Output every line below without omitting or altering anything.
>>>
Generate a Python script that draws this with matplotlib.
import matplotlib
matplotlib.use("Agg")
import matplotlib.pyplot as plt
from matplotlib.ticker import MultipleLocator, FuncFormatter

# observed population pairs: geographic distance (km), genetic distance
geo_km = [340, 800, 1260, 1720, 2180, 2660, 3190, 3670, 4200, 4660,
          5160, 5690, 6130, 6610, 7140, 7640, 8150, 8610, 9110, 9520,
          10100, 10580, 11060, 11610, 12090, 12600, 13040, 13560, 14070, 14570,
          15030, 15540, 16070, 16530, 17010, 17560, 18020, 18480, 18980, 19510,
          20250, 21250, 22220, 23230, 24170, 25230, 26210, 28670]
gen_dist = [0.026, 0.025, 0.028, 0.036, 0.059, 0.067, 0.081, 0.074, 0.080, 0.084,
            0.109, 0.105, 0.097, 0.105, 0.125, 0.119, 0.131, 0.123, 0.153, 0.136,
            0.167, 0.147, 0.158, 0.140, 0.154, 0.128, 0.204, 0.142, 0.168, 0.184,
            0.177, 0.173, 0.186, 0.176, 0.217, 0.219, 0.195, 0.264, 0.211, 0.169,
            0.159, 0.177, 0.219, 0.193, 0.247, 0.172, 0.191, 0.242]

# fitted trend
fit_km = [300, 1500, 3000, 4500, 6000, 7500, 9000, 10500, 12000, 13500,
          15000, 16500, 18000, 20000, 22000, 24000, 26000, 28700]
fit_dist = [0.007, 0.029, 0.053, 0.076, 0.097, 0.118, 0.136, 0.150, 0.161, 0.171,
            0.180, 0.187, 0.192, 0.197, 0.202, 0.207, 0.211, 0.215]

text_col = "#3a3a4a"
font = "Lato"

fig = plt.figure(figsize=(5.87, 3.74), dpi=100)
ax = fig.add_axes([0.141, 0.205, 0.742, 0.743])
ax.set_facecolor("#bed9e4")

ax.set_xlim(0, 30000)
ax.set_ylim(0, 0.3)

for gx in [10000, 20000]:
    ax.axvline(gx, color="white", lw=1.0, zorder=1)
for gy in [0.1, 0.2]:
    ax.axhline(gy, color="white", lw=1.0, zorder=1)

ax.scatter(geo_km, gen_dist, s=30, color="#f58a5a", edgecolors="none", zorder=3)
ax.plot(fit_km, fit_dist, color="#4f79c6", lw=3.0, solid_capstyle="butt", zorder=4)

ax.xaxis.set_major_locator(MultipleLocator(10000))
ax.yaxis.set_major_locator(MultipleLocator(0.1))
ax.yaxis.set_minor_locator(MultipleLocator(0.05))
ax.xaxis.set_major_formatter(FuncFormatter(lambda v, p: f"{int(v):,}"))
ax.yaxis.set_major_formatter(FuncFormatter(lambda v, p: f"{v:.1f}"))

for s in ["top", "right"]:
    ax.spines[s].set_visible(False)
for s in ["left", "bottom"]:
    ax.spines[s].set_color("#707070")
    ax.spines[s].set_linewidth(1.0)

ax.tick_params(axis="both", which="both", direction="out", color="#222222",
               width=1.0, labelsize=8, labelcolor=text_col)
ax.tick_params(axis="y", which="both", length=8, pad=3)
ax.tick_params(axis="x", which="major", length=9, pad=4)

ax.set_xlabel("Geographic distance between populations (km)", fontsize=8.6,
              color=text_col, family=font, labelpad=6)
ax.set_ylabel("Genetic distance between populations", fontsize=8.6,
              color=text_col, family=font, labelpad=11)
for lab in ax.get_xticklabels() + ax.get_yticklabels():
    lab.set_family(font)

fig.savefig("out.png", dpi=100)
<<<
• [Complete output]
Generate a Python script that draws this with matplotlib.
import matplotlib
matplotlib.use("Agg")
import matplotlib.pyplot as plt
from matplotlib.ticker import MultipleLocator, FuncFormatter

# observed population pairs: geographic distance (km), genetic distance
geo_km = [340, 800, 1260, 1720, 2180, 2660, 3190, 3670, 4200, 4660,
          5160, 5690, 6130, 6610, 7140, 7640, 8150, 8610, 9110, 9520,
          10100, 10580, 11060, 11610, 12090, 12600, 13040, 13560, 14070, 14570,
          15030, 15540, 16070, 16530, 17010, 17560, 18020, 18480, 18980, 19510,
          20250, 21250, 22220, 23230, 24170, 25230, 26210, 28670]
gen_dist = [0.026, 0.025, 0.028, 0.036, 0.059, 0.067, 0.081, 0.074, 0.080, 0.084,
            0.109, 0.105, 0.097, 0.105, 0.125, 0.119, 0.131, 0.123, 0.153, 0.136,
            0.167, 0.147, 0.158, 0.140, 0.154, 0.128, 0.204, 0.142, 0.168, 0.184,
            0.177, 0.173, 0.186, 0.176, 0.217, 0.219, 0.195, 0.264, 0.211, 0.169,
            0.159, 0.177, 0.219, 0.193, 0.247, 0.172, 0.191, 0.242]

# fitted trend
fit_km = [300, 1500, 3000, 4500, 6000, 7500, 9000, 10500, 12000, 13500,
          15000, 16500, 18000, 20000, 22000, 24000, 26000, 28700]
fit_dist = [0.007, 0.029, 0.053, 0.076, 0.097, 0.118, 0.136, 0.150, 0.161, 0.171,
            0.180, 0.187, 0.192, 0.197, 0.202, 0.207, 0.211, 0.215]

text_col = "#3a3a4a"
font = "Lato"

fig = plt.figure(figsize=(5.87, 3.74), dpi=100)
ax = fig.add_axes([0.141, 0.205, 0.742, 0.743])
ax.set_facecolor("#bed9e4")

ax.set_xlim(0, 30000)
ax.set_ylim(0, 0.3)

for gx in [10000, 20000]:
    ax.axvline(gx, color="white", lw=1.0, zorder=1)
for gy in [0.1, 0.2]:
    ax.axhline(gy, color="white", lw=1.0, zorder=1)

ax.scatter(geo_km, gen_dist, s=30, color="#f58a5a", edgecolors="none", zorder=3)
ax.plot(fit_km, fit_dist, color="#4f79c6", lw=3.0, solid_capstyle="butt", zorder=4)

ax.xaxis.set_major_locator(MultipleLocator(10000))
ax.yaxis.set_major_locator(MultipleLocator(0.1))
ax.yaxis.set_minor_locator(MultipleLocator(0.05))
ax.xaxis.set_major_formatter(FuncFormatter(lambda v, p: f"{int(v):,}"))
ax.yaxis.set_major_formatter(FuncFormatter(lambda v, p: f"{v:.1f}"))

for s in ["top", "right"]:
    ax.spines[s].set_visible(False)
for s in ["left", "bottom"]:
    ax.spines[s].set_color("#707070")
    ax.spines[s].set_linewidth(1.0)

ax.tick_params(axis="both", which="both", direction="out", color="#222222",
               width=1.0, labelsize=8, labelcolor=text_col)
ax.tick_params(axis="y", which="both", length=8, pad=3)
ax.tick_params(axis="x", which="major", length=9, pad=4)

ax.set_xlabel("Geographic distance between populations (km)", fontsize=8.6,
              color=text_col, family=font, labelpad=6)
ax.set_ylabel("Genetic distance between populations", fontsize=8.6,
              color=text_col, family=font, labelpad=11)
for lab in ax.get_xticklabels() + ax.get_yticklabels():
    lab.set_family(font)

fig.savefig("out.png", dpi=100)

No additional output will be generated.